My first meeting with him was obvious in every aspect. How? He lied and nothing I said seemed to penetrate the glossy residue or the distant melancholy in his eyes. It feels a lot like talking to the elderly in the stages just before they pass. Lost and swimming in a sea of confusion he stated his case and action plan. Unlike the elderly that almost always come to grips with death, my friend was not ready to die. He was dying before me nonetheless, he just didn’t know it. The gray of his eyes glistened as the salty tear held on to the rim of his eye lid and then gave way. The uncontrollable flood of emotion visible and genuine couldn’t be concealed any longer. His upper lip quivered as the face muscles lost hold of control. Nose wrinkled, and gnashing of teeth couldn’t keep the secret from being exposed to the light. Lies turned to truths and the gray leaking eyes wept away the guilt. I sat and I listened to the endless stories of tragedy soaked memories. I couldn’t help but think of his little kids sitting at home wondering where their father had gone. Not just today. Where had he gone many days or months before today? How many times had he fragmented this way?

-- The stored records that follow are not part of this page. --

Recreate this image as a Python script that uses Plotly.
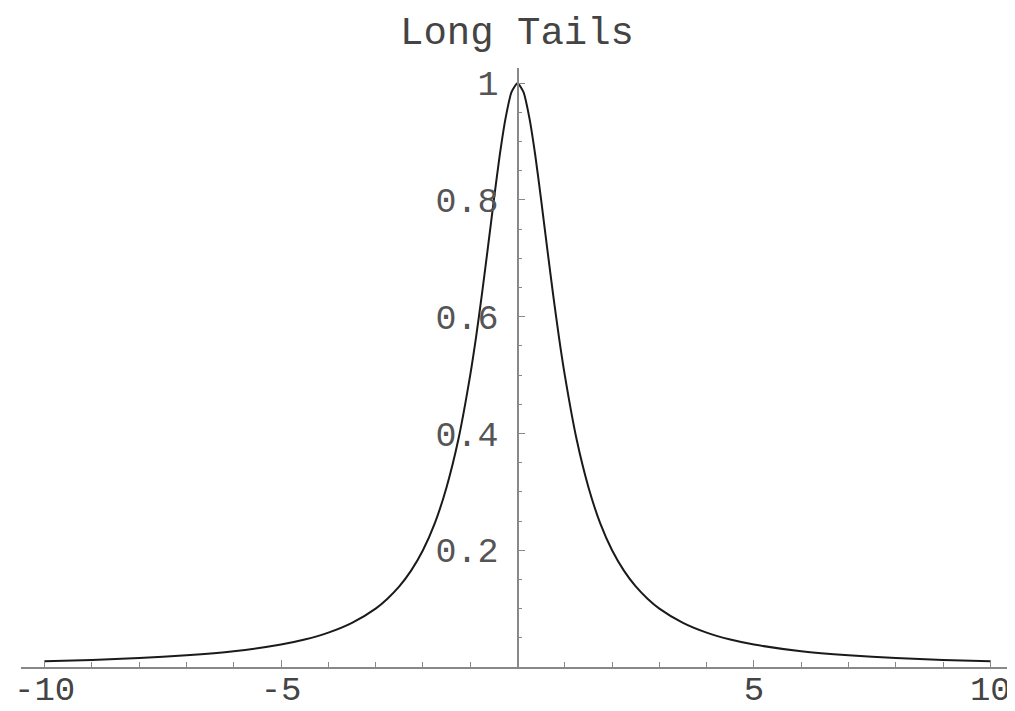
import plotly.graph_objects as go

# Curve values
x_vals = [-10, -9, -8, -7, -6, -5, -4.5, -4, -3.5, -3, -2.75, -2.5, -2.25, -2, -1.75,
          -1.5, -1.25, -1, -0.875, -0.75, -0.625, -0.5, -0.375, -0.25, -0.125, 0,
          0.125, 0.25, 0.375, 0.5, 0.625, 0.75, 0.875, 1, 1.25, 1.5, 1.75, 2, 2.25,
          2.5, 2.75, 3, 3.5, 4, 4.5, 5, 6, 7, 8, 9, 10]
y_vals = [0.0099, 0.0122, 0.0154, 0.020, 0.027, 0.0385, 0.047, 0.0588, 0.0755, 0.100,
          0.117, 0.138, 0.165, 0.200, 0.246, 0.308, 0.390, 0.500, 0.566, 0.640, 0.719,
          0.800, 0.877, 0.941, 0.985, 1.000,
          0.985, 0.941, 0.877, 0.800, 0.719, 0.640, 0.566, 0.500, 0.390, 0.308, 0.246,
          0.200, 0.165, 0.138, 0.117, 0.100, 0.0755, 0.0588, 0.047, 0.0385, 0.027,
          0.020, 0.0154, 0.0122, 0.0099]

x_tick_vals = [-10, -5, 5, 10]
x_tick_text = ["-10", "-5", "5", "10"]
y_tick_vals = [0.2, 0.4, 0.6, 0.8, 1.0]
y_tick_text = ["0.2", "0.4", "0.6", "0.8", "1"]
title_text = "Long Tails"

FONT = "Liberation Mono, Courier New, monospace"

fig = go.Figure()
fig.add_trace(go.Scatter(x=x_vals, y=y_vals, mode="lines",
                         line=dict(color="#1a1a1a", width=2, shape="spline", smoothing=0.6),
                         showlegend=False, hoverinfo="skip"))

fig.update_layout(
    width=1015, height=711,
    margin=dict(l=13, r=9, t=60, b=52, autoexpand=False),
    paper_bgcolor="white", plot_bgcolor="white",
    title=dict(text=title_text, x=0.5015, xanchor="center", y=0.969, yanchor="middle",
               font=dict(family=FONT, size=39, color="#444444")),
    xaxis=dict(range=[-10.5, 10.5], showgrid=False, zeroline=False,
               showline=True, linecolor="#888888", linewidth=2,
               tickvals=x_tick_vals, ticktext=x_tick_text,
               ticks="inside", ticklen=7, tickcolor="#888888", tickwidth=1,
               minor=dict(dtick=1, tick0=0, ticks="inside", ticklen=5,
                          tickcolor="#888888", tickwidth=1, showgrid=False),
               tickfont=dict(family=FONT, size=34, color="#444444"),
               ticklabelstandoff=-10,
               anchor="y"),
    yaxis=dict(range=[0, 1.026], showgrid=False, zeroline=False,
               showline=True, linecolor="#888888", linewidth=2,
               tickvals=y_tick_vals, ticktext=y_tick_text,
               ticks="inside", ticklen=6, tickcolor="#888888", tickwidth=1,
               minor=dict(dtick=0.05, tick0=0, ticks="inside", ticklen=3,
                          tickcolor="#888888", tickwidth=1, showgrid=False),
               tickfont=dict(family=FONT, size=35, color="#555555"),
               ticklabelstandoff=11,
               anchor="free", position=0.5, side="left"),
)

fig.write_html("out.html")
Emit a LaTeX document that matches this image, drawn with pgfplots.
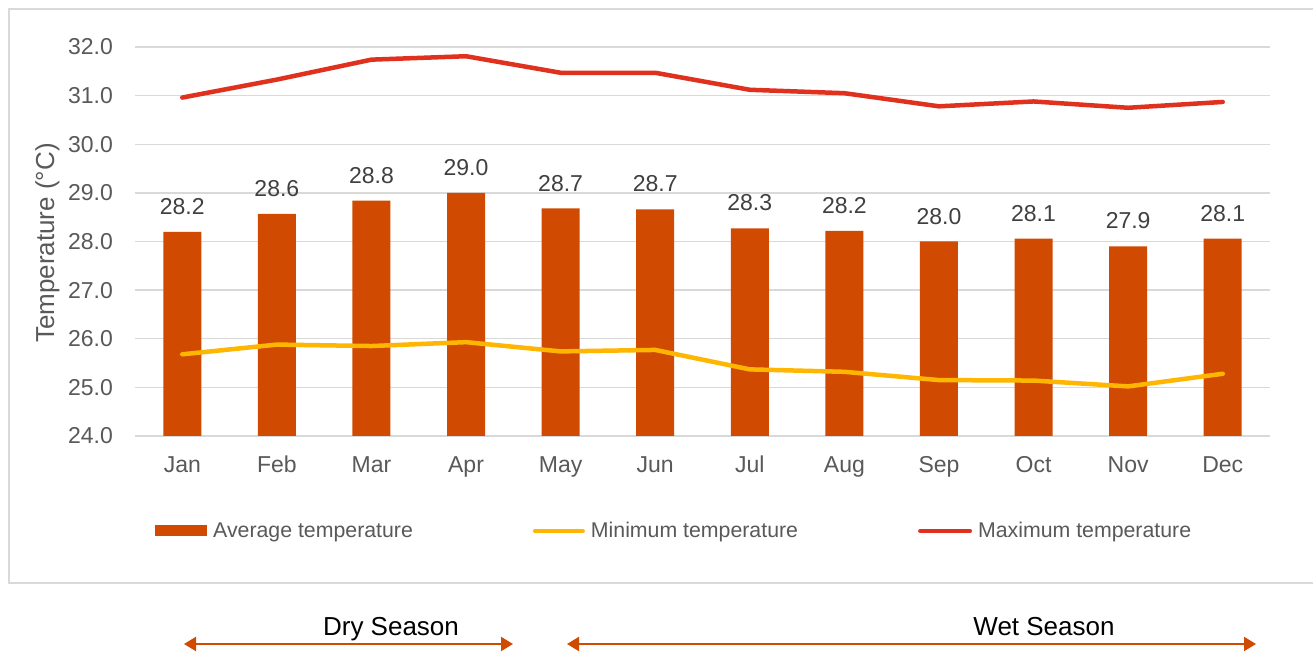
\documentclass[border=0pt]{standalone}
\usepackage{pgfplots}
\pgfplotsset{compat=1.18}
\usepackage{fontspec}
\setmainfont{Liberation Sans}
\usetikzlibrary{arrows.meta}
\definecolor{barc}{HTML}{D04A02}
\definecolor{minc}{HTML}{FFB600}
\definecolor{maxc}{HTML}{E0301E}
\definecolor{gridc}{HTML}{D9D9D9}
\definecolor{txt}{HTML}{595959}
\definecolor{lbl}{HTML}{404040}
\begin{document}
\begin{tikzpicture}[x=1pt,y=1pt]
\path[use as bounding box] (0,0) rectangle (1313,652);
\fill[white] (0,0) rectangle (1313,652);
\draw[gridc, line width=1.5pt] (1340,643) -- (9,643) -- (9,69) -- (1340,69);
\begin{axis}[
  at={(135pt,216pt)}, anchor=south west,
  scale only axis, width=1135pt, height=389pt,
  xmin=-0.5, xmax=11.5, ymin=24, ymax=32,
  ytick={24,25,...,32},
  xtick={0,...,11},
  xticklabels={Jan,Feb,Mar,Apr,May,Jun,Jul,Aug,Sep,Oct,Nov,Dec},
  ymajorgrids, grid style={gridc, line width=1.3pt},
  axis line style={draw=none},
  major tick length=0pt,
  /pgf/number format/assume math mode=true,
  tick label style={font=\fontsize{23}{27}\selectfont, text=txt},
  yticklabel style={/pgf/number format/.cd, fixed, fixed zerofill, precision=1, /tikz/.cd, inner sep=0pt, xshift=-22pt},
  xticklabel style={inner sep=0pt, yshift=-20pt},
  ylabel={Temperature (°C)},
  ylabel style={font=\fontsize{26}{30}\selectfont, text=txt, at={(rel axis cs:-0.0881,0.496)}, anchor=north, inner sep=0pt},
  legend columns=3,
  legend style={at={(0.0150,-0.2442)}, anchor=west, draw=none, fill=none,
    font=\fontsize{21.3}{25}\selectfont, text=txt,
    /tikz/every odd column/.append style={column sep=4pt},
    /tikz/every even column/.append style={column sep=118pt}},
  legend cell align=left,
]
\addplot[ybar, bar width=38pt, fill=barc, draw=none,
  nodes near coords,
  nodes near coords style={font=\fontsize{23}{27}\selectfont, text=lbl, anchor=south, inner sep=0pt, yshift=17pt,
    /pgf/number format/.cd, fixed, fixed zerofill, precision=1},
  legend image code/.code={\fill[barc] (0pt,-5.5pt) rectangle (52pt,5.5pt);}]
coordinates {(0,28.2) (1,28.57) (2,28.84) (3,29.0) (4,28.68) (5,28.66) (6,28.27) (7,28.22) (8,28.0) (9,28.06) (10,27.9) (11,28.06)};
\addlegendentry{Average temperature}
\addplot[minc, line width=4.5pt, line join=round, line cap=round,
  legend image code/.code={\draw[minc, line width=4.5pt, line cap=round] (2.25pt,0pt) -- (49.75pt,0pt);}]
coordinates {(0,25.68) (1,25.88) (2,25.85) (3,25.93) (4,25.74) (5,25.77) (6,25.37) (7,25.32) (8,25.15) (9,25.14) (10,25.02) (11,25.28)};
\addlegendentry{Minimum temperature}
\addplot[maxc, line width=4.5pt, line join=round, line cap=round,
  legend image code/.code={\draw[maxc, line width=4.5pt, line cap=round] (2.25pt,0pt) -- (51.75pt,0pt);}]
coordinates {(0,30.96) (1,31.33) (2,31.74) (3,31.81) (4,31.47) (5,31.47) (6,31.12) (7,31.05) (8,30.78) (9,30.88) (10,30.75) (11,30.87)};
\addlegendentry{Maximum temperature}
\end{axis}
\draw[barc, line width=2pt, {Triangle[length=12pt,width=14pt]}-{Triangle[length=12pt,width=14pt]}] (184,8) -- (513,8);
\draw[barc, line width=2pt, {Triangle[length=12pt,width=14pt]}-{Triangle[length=12pt,width=14pt]}] (567,8) -- (1256,8);
\node[anchor=base, inner sep=0pt, font=\fontsize{26}{30}\selectfont] at (391,16) {Dry Season};
\node[anchor=base, inner sep=0pt, font=\fontsize{26}{30}\selectfont] at (1044,16) {Wet Season};
\end{tikzpicture}
\end{document}
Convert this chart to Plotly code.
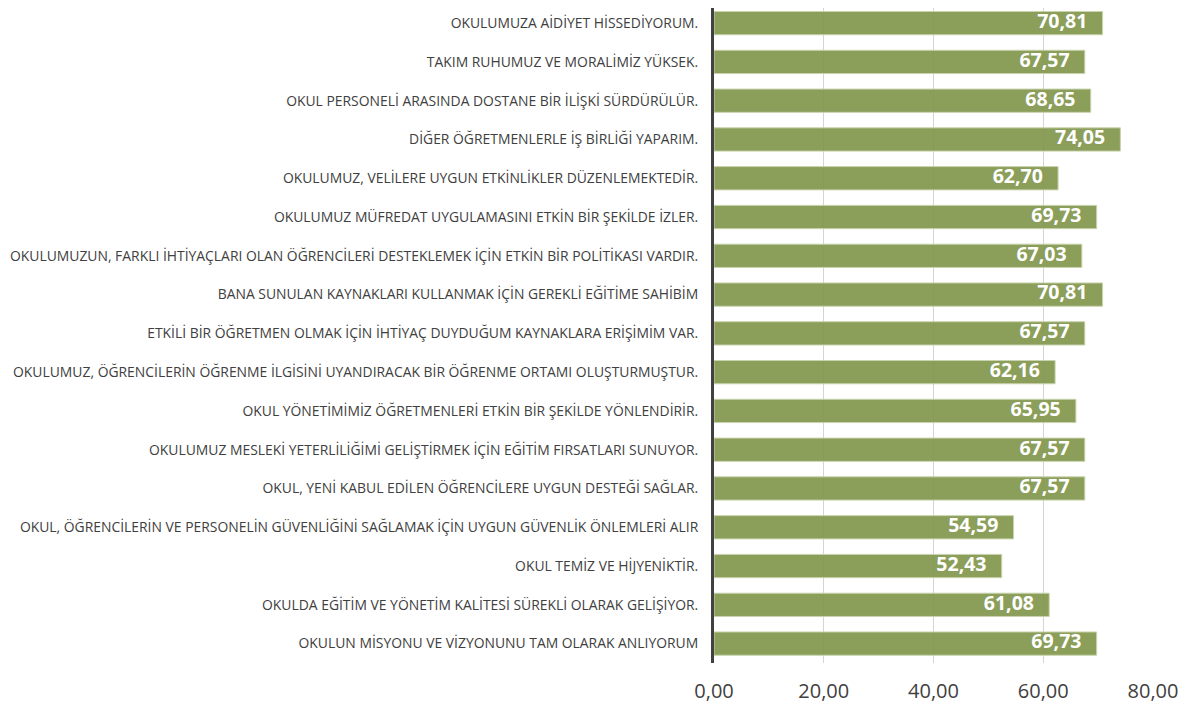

“I haven’t been able to sleep, I fell asleep for three hours last night, they gave me the highest dose of Trazadone and some other crap and I couldn’t sleep. The first night I was crawling out of my skin! My legs were cramping and my toes would curl and it felt like they were trying to make fists! Runny nose, diarrhea with the sweats and then the chills, like dying, but knowing you’re going to live, wishing for death, I know I’m going to die if I don’t stop. My wife will leave and the kids will grow up without me”.

This after 6 days without heroin, oxycontin or cocaine, I saw blue eyes; flesh toned skin and shaky hands. He wept like a small child being pulled from his mother’s arms as we left him again, this time at the actual treatment center. I felt the tears well up in my eyes as I walked away. It was the most horrible combination of grunts, sobs and saliva spewing exhausts of sorrow. I had no idea what I was getting myself into. I had never seen this up close. Personal.

Note: I created a painting out of this blog, a way to expel and express it more fully. The title of the painting: Bubbles named after the character featured in the HBO series The Wire.

Thursday, April 15, 2010

Here we go!

I have pondered the idea of a blog for some time but have thought better of it for a slew of reasons. The most obvious reason or question I have is "Why would anyone waste their time reading it?". Which is still a very big concern. Then I realized that this is a process I am ready to attempt and if it fails I delete the account and the remnants can float in space for eternity. I also thought about family. Will I post family updates and expose our life once again on yet another social media site? Well, no. This is already covered by Bren who does a much better job of it than I ever could. Besides if it is to benefit me and/or the family I really should do it separately. You never know the neighbors might read this!

What finally did it (along with feeling ready) was the inability to make sense of twitter. That's the truth. I want to expose the process of art as it occurs in and out of me in hopes of finding like minded individuals who are stubbornly creating art out of self taught techniques. Twitter gives you so many letters to update, I wanted to fully express. I want a place where I can write about the influence behind the art. (without giving away to much) I don't usually expose the meaning of the art other than the basic theme. The other big draw for me was the idea that all confused feelings, thoughts and overall negativity needs to be exposed in order to live more free. I would like to dispose of the unpreventable by-product of art. Van Gogh might have had success with the blog before he decided to hack off his ear! Theo might have welcomed Vinnie seeking support from fellow art nuts. Now that I think of it Vincent was blogging, old school blogging!

Anyway, here are the random thoughts of the first entry.
Always explore, evolve and question.